• DIRECTION: State the number of lines, and only that number, in which the word "this" appears.
* begin RECORDS SHOWN *
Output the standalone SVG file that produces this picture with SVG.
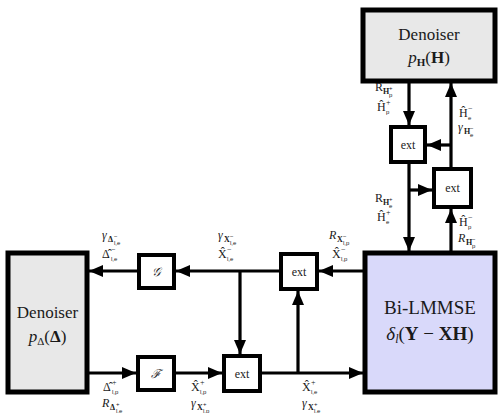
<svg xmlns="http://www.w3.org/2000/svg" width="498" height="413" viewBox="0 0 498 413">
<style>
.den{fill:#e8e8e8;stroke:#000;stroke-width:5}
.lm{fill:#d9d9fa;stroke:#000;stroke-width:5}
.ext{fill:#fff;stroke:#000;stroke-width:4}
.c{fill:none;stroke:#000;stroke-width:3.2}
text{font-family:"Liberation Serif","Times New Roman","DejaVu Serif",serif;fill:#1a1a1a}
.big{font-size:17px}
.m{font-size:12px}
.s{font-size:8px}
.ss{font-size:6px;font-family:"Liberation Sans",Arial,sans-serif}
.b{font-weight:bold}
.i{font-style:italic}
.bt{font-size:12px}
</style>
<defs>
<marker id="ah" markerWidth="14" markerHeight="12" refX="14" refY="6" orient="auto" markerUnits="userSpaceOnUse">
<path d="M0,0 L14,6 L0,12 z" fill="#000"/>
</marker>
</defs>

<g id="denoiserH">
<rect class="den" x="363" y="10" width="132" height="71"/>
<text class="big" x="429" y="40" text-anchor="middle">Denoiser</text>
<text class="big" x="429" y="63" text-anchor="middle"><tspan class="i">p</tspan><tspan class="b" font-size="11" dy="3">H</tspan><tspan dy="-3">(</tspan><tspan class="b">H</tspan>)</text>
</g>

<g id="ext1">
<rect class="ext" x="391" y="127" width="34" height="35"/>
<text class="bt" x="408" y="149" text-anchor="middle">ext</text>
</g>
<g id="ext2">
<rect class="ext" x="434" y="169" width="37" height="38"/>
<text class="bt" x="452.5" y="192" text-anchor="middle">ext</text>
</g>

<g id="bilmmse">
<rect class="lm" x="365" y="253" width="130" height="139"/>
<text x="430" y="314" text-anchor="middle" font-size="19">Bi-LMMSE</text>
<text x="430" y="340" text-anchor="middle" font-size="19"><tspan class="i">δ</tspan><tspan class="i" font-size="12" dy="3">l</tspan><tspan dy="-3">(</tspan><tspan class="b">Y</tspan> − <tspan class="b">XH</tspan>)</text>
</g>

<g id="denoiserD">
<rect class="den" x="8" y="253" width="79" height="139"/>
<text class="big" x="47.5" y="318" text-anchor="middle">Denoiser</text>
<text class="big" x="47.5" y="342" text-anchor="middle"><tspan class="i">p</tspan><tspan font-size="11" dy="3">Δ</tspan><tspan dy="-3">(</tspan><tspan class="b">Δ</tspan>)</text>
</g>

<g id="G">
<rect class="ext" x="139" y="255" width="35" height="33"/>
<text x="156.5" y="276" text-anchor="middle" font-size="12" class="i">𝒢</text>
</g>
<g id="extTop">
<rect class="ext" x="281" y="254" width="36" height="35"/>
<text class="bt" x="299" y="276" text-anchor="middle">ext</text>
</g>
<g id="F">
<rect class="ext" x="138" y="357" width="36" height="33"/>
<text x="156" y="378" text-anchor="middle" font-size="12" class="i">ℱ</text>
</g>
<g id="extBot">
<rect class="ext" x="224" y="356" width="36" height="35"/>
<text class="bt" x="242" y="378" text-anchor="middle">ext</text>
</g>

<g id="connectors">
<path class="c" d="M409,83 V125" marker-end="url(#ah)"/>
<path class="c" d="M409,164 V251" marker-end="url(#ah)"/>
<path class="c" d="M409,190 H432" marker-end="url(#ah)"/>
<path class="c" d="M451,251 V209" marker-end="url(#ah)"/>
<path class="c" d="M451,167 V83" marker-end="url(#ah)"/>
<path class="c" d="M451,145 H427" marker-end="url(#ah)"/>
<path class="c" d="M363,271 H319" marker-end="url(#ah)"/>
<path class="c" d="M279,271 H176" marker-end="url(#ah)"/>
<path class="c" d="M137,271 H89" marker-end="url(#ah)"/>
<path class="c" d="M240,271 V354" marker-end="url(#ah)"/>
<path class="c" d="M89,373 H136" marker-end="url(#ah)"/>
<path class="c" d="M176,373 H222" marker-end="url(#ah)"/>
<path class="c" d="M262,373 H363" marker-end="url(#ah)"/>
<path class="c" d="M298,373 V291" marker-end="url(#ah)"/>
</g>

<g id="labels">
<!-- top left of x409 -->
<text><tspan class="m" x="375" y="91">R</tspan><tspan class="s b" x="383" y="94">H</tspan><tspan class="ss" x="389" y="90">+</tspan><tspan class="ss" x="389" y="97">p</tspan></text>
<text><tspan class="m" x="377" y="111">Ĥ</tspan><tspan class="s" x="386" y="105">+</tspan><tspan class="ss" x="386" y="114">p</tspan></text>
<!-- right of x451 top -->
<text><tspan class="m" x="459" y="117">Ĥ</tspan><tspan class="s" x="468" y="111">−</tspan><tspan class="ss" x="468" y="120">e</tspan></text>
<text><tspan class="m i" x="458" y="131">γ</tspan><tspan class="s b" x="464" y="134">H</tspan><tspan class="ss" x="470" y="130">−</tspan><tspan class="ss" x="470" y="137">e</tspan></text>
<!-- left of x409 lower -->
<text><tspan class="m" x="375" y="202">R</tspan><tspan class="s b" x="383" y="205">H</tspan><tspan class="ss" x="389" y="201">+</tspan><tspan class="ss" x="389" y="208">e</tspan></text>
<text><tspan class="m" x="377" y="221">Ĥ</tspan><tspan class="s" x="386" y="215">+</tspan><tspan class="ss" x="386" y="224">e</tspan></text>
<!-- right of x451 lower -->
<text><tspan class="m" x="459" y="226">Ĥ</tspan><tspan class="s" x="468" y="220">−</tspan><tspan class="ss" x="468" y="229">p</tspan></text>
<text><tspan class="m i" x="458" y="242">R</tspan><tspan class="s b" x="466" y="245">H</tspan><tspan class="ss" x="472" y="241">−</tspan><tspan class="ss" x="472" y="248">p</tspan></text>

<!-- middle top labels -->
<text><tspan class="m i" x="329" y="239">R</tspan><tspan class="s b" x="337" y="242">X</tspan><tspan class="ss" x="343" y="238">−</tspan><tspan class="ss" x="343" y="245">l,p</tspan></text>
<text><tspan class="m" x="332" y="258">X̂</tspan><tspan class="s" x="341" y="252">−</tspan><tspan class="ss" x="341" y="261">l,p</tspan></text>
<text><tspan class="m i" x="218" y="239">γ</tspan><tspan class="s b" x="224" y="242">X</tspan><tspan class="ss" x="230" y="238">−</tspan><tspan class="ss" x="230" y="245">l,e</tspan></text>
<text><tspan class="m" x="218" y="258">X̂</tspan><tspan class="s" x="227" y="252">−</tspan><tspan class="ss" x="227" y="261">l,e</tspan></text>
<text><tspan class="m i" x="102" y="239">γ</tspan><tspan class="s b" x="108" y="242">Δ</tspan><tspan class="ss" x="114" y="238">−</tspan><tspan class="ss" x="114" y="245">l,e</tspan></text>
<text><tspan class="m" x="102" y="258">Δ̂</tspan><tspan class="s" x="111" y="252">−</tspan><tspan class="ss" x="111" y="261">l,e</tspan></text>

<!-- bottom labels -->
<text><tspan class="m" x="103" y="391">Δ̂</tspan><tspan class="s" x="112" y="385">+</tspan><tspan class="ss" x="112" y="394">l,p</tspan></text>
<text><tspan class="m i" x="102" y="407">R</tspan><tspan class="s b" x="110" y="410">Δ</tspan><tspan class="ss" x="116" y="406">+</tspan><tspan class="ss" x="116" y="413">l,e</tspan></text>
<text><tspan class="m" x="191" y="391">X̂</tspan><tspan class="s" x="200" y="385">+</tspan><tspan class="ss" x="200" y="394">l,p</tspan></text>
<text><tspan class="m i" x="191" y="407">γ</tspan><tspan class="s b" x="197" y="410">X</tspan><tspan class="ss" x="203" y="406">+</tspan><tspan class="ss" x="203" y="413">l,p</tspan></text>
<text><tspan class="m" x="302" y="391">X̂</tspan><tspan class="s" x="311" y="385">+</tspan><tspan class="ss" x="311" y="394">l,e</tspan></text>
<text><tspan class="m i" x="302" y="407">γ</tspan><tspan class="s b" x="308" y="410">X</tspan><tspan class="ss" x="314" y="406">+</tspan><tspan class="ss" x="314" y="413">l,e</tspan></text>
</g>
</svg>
* end RECORDS SHOWN *
* begin RECORDS SHOWN *
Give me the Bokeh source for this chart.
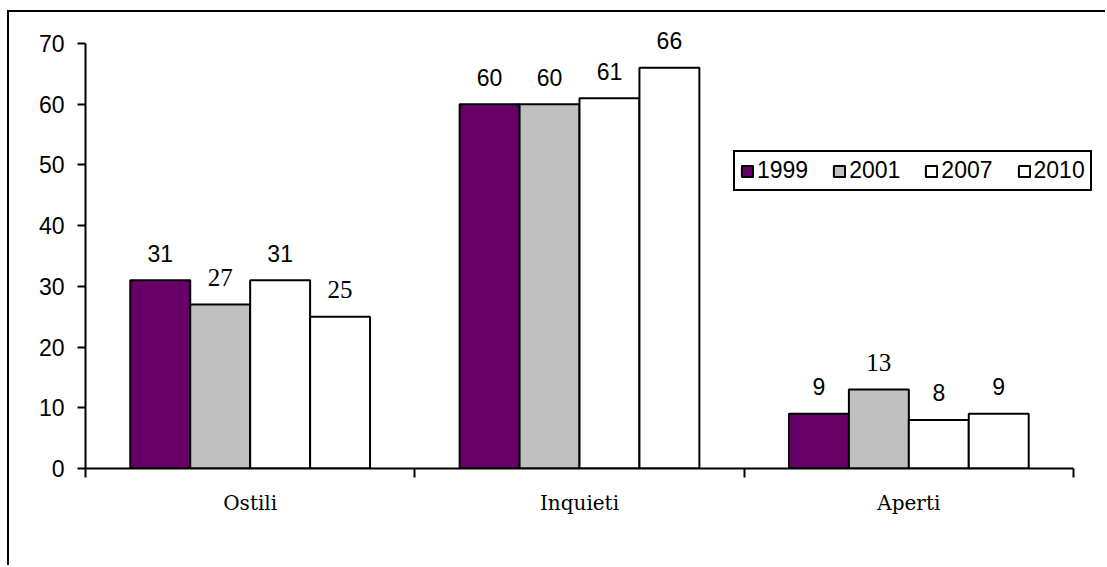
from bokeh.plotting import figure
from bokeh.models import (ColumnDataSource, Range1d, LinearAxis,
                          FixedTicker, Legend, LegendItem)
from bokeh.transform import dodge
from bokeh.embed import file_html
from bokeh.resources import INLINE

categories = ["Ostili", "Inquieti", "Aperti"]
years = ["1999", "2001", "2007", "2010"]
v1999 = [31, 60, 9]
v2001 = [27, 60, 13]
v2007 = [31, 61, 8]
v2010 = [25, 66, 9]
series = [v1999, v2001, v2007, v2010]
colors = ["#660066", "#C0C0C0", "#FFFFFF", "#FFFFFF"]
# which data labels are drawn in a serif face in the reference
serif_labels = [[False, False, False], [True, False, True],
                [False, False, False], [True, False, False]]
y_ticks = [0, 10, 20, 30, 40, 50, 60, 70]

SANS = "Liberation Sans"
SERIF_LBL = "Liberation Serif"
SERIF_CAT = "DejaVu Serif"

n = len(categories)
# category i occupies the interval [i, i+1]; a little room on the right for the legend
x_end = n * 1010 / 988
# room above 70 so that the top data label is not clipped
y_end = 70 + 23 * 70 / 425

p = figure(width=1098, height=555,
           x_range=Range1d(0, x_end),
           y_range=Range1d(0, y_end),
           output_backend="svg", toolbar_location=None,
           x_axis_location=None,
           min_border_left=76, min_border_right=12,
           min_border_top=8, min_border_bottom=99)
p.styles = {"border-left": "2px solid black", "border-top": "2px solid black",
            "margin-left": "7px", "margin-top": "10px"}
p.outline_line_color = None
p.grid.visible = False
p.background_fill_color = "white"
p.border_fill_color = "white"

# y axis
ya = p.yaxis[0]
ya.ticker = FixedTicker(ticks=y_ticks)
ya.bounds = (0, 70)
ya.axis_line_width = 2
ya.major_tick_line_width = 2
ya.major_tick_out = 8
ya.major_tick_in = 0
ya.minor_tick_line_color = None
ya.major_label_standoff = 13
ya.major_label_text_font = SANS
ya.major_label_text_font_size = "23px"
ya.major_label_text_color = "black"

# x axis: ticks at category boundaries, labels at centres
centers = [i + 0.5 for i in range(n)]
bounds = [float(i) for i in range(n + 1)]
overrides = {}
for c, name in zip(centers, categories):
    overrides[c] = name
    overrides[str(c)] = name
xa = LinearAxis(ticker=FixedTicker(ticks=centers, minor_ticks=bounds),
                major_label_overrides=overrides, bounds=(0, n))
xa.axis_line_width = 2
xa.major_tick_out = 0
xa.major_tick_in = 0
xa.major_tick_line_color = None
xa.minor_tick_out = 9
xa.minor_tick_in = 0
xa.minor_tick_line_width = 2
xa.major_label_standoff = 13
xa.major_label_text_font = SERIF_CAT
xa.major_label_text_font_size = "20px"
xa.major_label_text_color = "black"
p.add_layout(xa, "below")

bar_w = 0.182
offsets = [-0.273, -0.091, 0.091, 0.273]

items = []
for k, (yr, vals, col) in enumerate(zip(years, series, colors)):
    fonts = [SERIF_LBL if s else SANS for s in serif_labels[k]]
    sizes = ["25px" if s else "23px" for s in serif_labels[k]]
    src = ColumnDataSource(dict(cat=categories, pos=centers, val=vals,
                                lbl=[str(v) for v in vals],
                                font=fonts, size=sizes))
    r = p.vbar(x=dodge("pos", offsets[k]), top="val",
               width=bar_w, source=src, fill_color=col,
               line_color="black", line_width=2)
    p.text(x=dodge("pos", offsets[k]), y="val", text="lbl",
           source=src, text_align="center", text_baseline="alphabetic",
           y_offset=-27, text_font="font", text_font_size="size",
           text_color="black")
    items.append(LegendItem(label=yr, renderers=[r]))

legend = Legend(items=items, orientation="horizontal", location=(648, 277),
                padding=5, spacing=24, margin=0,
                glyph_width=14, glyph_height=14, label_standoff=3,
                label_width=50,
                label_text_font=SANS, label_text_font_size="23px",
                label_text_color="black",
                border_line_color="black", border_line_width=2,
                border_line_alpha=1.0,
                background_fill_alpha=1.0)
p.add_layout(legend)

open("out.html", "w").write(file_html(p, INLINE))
* end RECORDS SHOWN *
• WRITTEN SOLUTION: 2